How large is the U.S. government’s contract workforce? The answer could help gauge how much federal agencies are outsourcing work to the private sector.
But no one has managed to nail down a definitive number to date. That includes the nonpartisan Congressional Budget Office, which took a crack at it after the top Democrat on the House Budget Committee requested an analysis.
“Regrettably, CBO is unaware of any comprehensive information about the size of the federal government’s contracted workforce,” the CBO said in a letter to Rep. Chris Van Hollen (D-Md.) on Wednesday.
So the question remains unanswered, but that doesn’t mean we don’t know how much money is spent on contracting.
The CBO said government agencies spent more than $500 billion on outside products and services in 2012, based on the federal contracting database. The number represents a rapid increase over the past dozen years, with the costs growing more rapidly than inflation.
Federal spending on contracts grew by 87 percent between 2000 to 2012, an average of about 5 percent per year. By comparison, inflation averaged less than 3 percent each year during that span.
Contracting also grew as a percentage of total federal spending during that time. It accounted for 11 percent in 2000 and 15 percent in 2012, the CBO said.

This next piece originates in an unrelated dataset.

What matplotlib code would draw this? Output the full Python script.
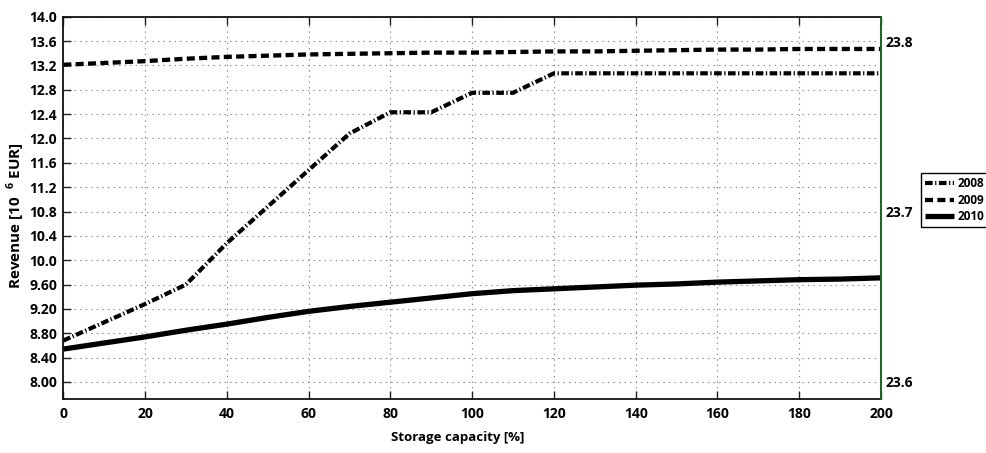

In terms of raw dollars, most of the expansion occurred with professional, administrative and management services, while medical services saw the greatest increase percentage-wise.
The government may not have a handle on the size of its contract workforce, but the CBO analysis gives federal-employee advocates a sense of how much recent administration’s have relied on the private sector instead of their own personnel.